PROBLEM TO SOLVE
Retype, exactly as they stand, the lines from the start of the data to the line that contains "gray_time_ms = [round(0.05", both ends included. Leave the pictures out.

INFORMATION SUPPLIED
__________

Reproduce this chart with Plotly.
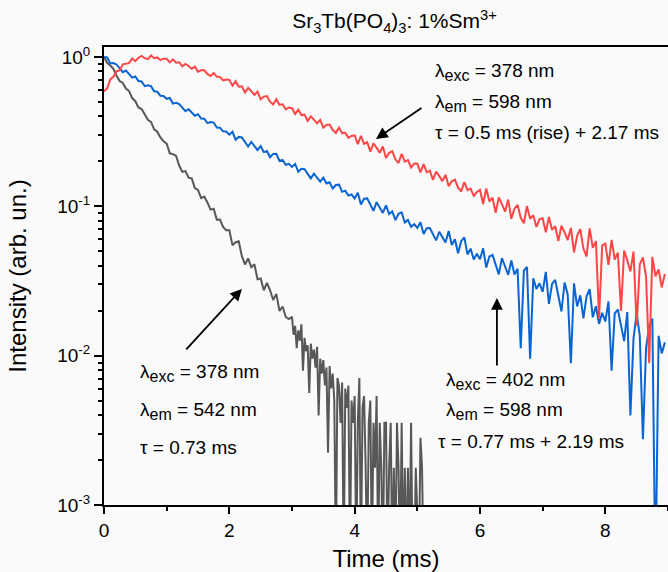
import plotly.graph_objects as go

# ---- data ----
# time channels, ms (uniform 0.05 ms sampling grid)
time_ms = [round(0.05 * i, 2) for i in range(180)]
# the gray trace is read more finely in its noisy tail (0.025 ms from 3 ms on)
gray_time_ms = [round(0.05 * i, 3) for i in range(60)] + [round(3.0 + 0.025 * i, 3) for i in range(85)]

# log10 of normalised intensity
red_log10 = [
    -0.23, -0.21, -0.15, -0.133, -0.095, -0.09, -0.049, -0.043, -0.041, -0.010,
    -0.028, -0.005, 0.007, -0.008, -0.014, 0.011, -0.008, -0.003, -0.021, -0.011,
    -0.012, -0.036, -0.016, -0.038, -0.035, -0.062, -0.046, -0.060, -0.078, -0.065,
    -0.099, -0.089, -0.089, -0.114, -0.127, -0.107, -0.132, -0.133, -0.157, -0.151,
    -0.153, -0.192, -0.162, -0.199, -0.196, -0.238, -0.207, -0.229, -0.254, -0.231,
    -0.283, -0.265, -0.262, -0.299, -0.318, -0.283, -0.320, -0.317, -0.351, -0.338,
    -0.343, -0.382, -0.352, -0.389, -0.386, -0.428, -0.397, -0.419, -0.444, -0.421,
    -0.473, -0.455, -0.452, -0.489, -0.508, -0.473, -0.510, -0.507, -0.541, -0.528,
    -0.525, -0.583, -0.528, -0.582, -0.571, -0.633, -0.578, -0.608, -0.641, -0.599,
    -0.676, -0.642, -0.631, -0.685, -0.710, -0.648, -0.701, -0.691, -0.740, -0.714,
    -0.715, -0.773, -0.718, -0.772, -0.761, -0.823, -0.768, -0.798, -0.831, -0.789,
    -0.866, -0.832, -0.821, -0.875, -0.900, -0.838, -0.891, -0.881, -0.930, -0.904,
    -0.890, -0.984, -0.881, -0.968, -0.942, -1.043, -0.940, -0.985, -1.036, -0.955,
    -1.083, -1.016, -0.990, -1.077, -1.114, -0.998, -1.084, -1.059, -1.138, -1.085,
    -1.080, -1.174, -1.071, -1.158, -1.132, -1.233, -1.130, -1.175, -1.226, -1.145,
    -1.309, -1.198, -1.152, -1.283, -1.336, -1.148, -1.278, -1.233, -1.75, -1.263,
    -1.250, -1.392, -1.225, -1.356, -1.310, -1.70, -1.296, -1.361, -1.436, -1.303,
    -1.80, -1.388, -1.342, -1.473, -2.05, -1.338, -1.468, -1.423, -1.542, -1.453,
]

blue_log10 = [
    0.0, -0.003, -0.043, -0.040, -0.050, -0.077, -0.102, -0.091, -0.114, -0.138,
    -0.130, -0.161, -0.164, -0.195, -0.189, -0.195, -0.230, -0.233, -0.259, -0.261,
    -0.280, -0.274, -0.312, -0.307, -0.315, -0.339, -0.363, -0.350, -0.371, -0.393,
    -0.383, -0.412, -0.413, -0.443, -0.435, -0.439, -0.472, -0.473, -0.498, -0.499,
    -0.520, -0.501, -0.554, -0.535, -0.539, -0.570, -0.600, -0.569, -0.595, -0.623,
    -0.597, -0.637, -0.630, -0.671, -0.649, -0.648, -0.696, -0.689, -0.722, -0.715,
    -0.736, -0.716, -0.769, -0.749, -0.752, -0.783, -0.813, -0.781, -0.806, -0.834,
    -0.807, -0.847, -0.839, -0.880, -0.857, -0.855, -0.903, -0.895, -0.928, -0.921,
    -0.947, -0.909, -0.987, -0.949, -0.947, -0.989, -1.030, -0.972, -1.006, -1.044,
    -0.994, -1.052, -1.034, -1.092, -1.050, -1.040, -1.109, -1.091, -1.137, -1.119,
    -1.145, -1.107, -1.185, -1.147, -1.145, -1.187, -1.228, -1.170, -1.204, -1.242,
    -1.165, -1.259, -1.220, -1.314, -1.233, -1.208, -1.322, -1.283, -1.356, -1.317,
    -1.355, -1.281, -1.410, -1.336, -1.325, -1.391, -1.456, -1.347, -1.399, -1.458,
    -1.363, -1.457, -1.418, -1.95, -1.431, -1.406, -2.02, -1.481, -1.554, -1.515,
    -1.573, -1.439, -1.653, -1.519, -1.493, -1.599, -1.704, -1.510, -1.592, -2.05,
    -1.516, -1.670, -1.596, -1.750, -1.604, -1.554, -1.743, -1.669, -1.787, -1.713,
    -1.771, -1.637, -2.10, -1.717, -1.691, -1.797, -1.902, -1.708, -2.40, -1.884,
    -1.714, -1.868, -2.56, -1.948, -1.802, -1.752, -3.5, -1.867, -1.985, -1.911,
]

gray_log10 = [
    0.0, -0.039, -0.057, -0.079, -0.125, -0.161, -0.174, -0.211, -0.228, -0.275,
    -0.296, -0.338, -0.349, -0.383, -0.421, -0.434, -0.484, -0.500, -0.539, -0.565,
    -0.580, -0.645, -0.650, -0.662, -0.727, -0.769, -0.764, -0.808, -0.813, -0.878,
    -0.890, -0.945, -0.935, -0.974, -1.022, -1.016, -1.089, -1.088, -1.138, -1.160,
    -1.160, -1.260, -1.240, -1.234, -1.334, -1.389, -1.349, -1.408, -1.388, -1.488,
    -1.483, -1.562, -1.512, -1.562, -1.627, -1.586, -1.701, -1.671, -1.741, -1.755,
    # tail, 0.025 ms steps from 3.0 ms
    -1.74, -1.86, -1.80, -1.95, -1.83, -1.90, -1.79, -2.10, -1.88, -1.97,
    -1.93, -2.25, -1.92, -2.02, -1.96, -2.08, -1.94, -2.40, -2.02, -2.12,
    -2.03, -2.20, -2.08, -2.65, -2.07, -2.22, -2.12, -2.30, -3.4, -2.15,
    -2.20, -2.45, -2.18, -3.4, -2.22, -2.35, -2.20, -3.4, -2.30, -2.45,
    -2.27, -3.4, -2.45, -2.15, -3.4, -2.35, -2.27, -2.75, -3.4, -2.45,
    -2.30, -3.4, -2.45, -2.75, -2.27, -3.4, -2.45, -2.75, -3.4, -2.45,
    -2.45, -3.4, -2.75, -2.45, -3.4, -2.75, -3.4, -2.45, -2.75, -3.4,
    -2.45, -3.4, -2.75, -3.4, -2.75, -3.4, -2.45, -3.4, -3.4, -2.75,
    -3.4, -3.4, -2.55, -2.75, -3.4,
]

y_tick_vals = [0.001, 0.01, 0.1, 1]
y_tick_text = ["10<sup>-3</sup>", "10<sup>-2</sup>", "10<sup>-1</sup>", "10<sup>0</sup>"]
x_tick_vals = [0, 2, 4, 6, 8]

FONT = "Liberation Sans, Arial, sans-serif"

fig = go.Figure()
series = [
    (gray_time_ms, gray_log10, "#585858"),
    (time_ms, blue_log10, "#0a64d2"),
    (time_ms, red_log10, "#ff4646"),
]
for tx, vals, col in series:
    fig.add_trace(go.Scatter(
        x=tx[:len(vals)],
        y=[10 ** v for v in vals],
        mode="lines",
        line=dict(color=col, width=2),
        showlegend=False,
        hoverinfo="skip",
    ))

txt = dict(size=19, color="black", family=FONT)

def sub(s):
    return "<sub><span style='font-size:16px'>" + s + "</span></sub>"

def label(x, y, text):
    fig.add_annotation(x=x, y=y, xref="x", yref="y", text=text, showarrow=False,
                       xanchor="left", yanchor="middle", font=txt)

def arrow(x, y, ax, ay):
    fig.add_annotation(x=x, y=y, xref="x", yref="y", ax=ax, ay=ay, text="",
                       showarrow=True, arrowhead=2, arrowsize=1.3, arrowwidth=1.8,
                       arrowcolor="black")

# red (rise) curve annotation
label(5.25, -0.100, "λ" + sub("exc") + " = 378 nm")
label(5.25, -0.307, "λ" + sub("em") + " = 598 nm")
label(5.25, -0.508, "τ = 0.5 ms (rise) + 2.17 ms")
arrow(4.34, -0.549, 47, -32)

# blue curve annotation
label(5.42, -2.169, "λ" + sub("exc") + " = 402 nm")
label(5.42, -2.370, "λ" + sub("em") + " = 598 nm")
label(5.30, -2.578, "τ = 0.77 ms + 2.19 ms")
arrow(6.27, -1.614, 0, 69)

# gray curve annotation
label(0.54, -2.116, "λ" + sub("exc") + " = 378 nm")
label(0.54, -2.370, "λ" + sub("em") + " = 542 nm")
label(0.54, -2.612, "τ = 0.73 ms")
arrow(2.20, -1.553, -57, 62)

fig.update_layout(
    width=668, height=572,
    margin=dict(l=104, r=0, t=47, b=67, autoexpand=False),
    paper_bgcolor="#fafafa", plot_bgcolor="#fafafa",
    font=dict(family=FONT, color="black"),
    title=dict(text="Sr<sub>3</sub>Tb(PO<sub>4</sub>)<sub>3</sub>: 1%Sm<sup>3+</sup>",
               x=0.515, xref="paper", xanchor="center",
               y=1 - 21 / 572, yref="container", yanchor="middle",
               font=dict(size=21, family=FONT, color="black")),
    xaxis=dict(
        range=[0, 9], tickvals=x_tick_vals, ticks="outside", ticklen=7, tickwidth=1.5,
        tickcolor="black", showline=True, linewidth=2, linecolor="black", mirror=True,
        showgrid=False, zeroline=False, tickfont=dict(size=19), automargin=False,
        title=dict(text="Time (ms)", font=dict(size=24), standoff=10),
        minor=dict(dtick=1, ticks="outside", ticklen=4, tickwidth=1.5,
                   tickcolor="black", showgrid=False),
    ),
    yaxis=dict(
        type="log", range=[-3, 0.067], tickvals=y_tick_vals, ticktext=y_tick_text,
        ticks="outside", ticklen=8, tickwidth=1.5, tickcolor="black",
        showline=True, linewidth=2, linecolor="black", mirror=False,
        showgrid=False, zeroline=False, tickfont=dict(size=19), automargin=False,
        title=dict(text="Intensity (arb. un.)", font=dict(size=24), standoff=24),
        minor=dict(ticks="outside", ticklen=4, tickwidth=1.5, tickcolor="black",
                   dtick="D1", showgrid=False),
    ),
)

fig.write_html("out.html", config={"displayModeBar": False},
               post_script="document.body.style.margin='0';document.body.style.background='#fafafa';")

__________

ANSWER TO THE TASK
Reproduce this chart with Plotly.
import plotly.graph_objects as go

# ---- data ----
# time channels, ms (uniform 0.05 ms sampling grid)
time_ms = [round(0.05 * i, 2) for i in range(180)]
# the gray trace is read more finely in its noisy tail (0.025 ms from 3 ms on)
gray_time_ms = [round(0.05 * i, 3) for i in range(60)] + [round(3.0 + 0.025 * i, 3) for i in range(85)]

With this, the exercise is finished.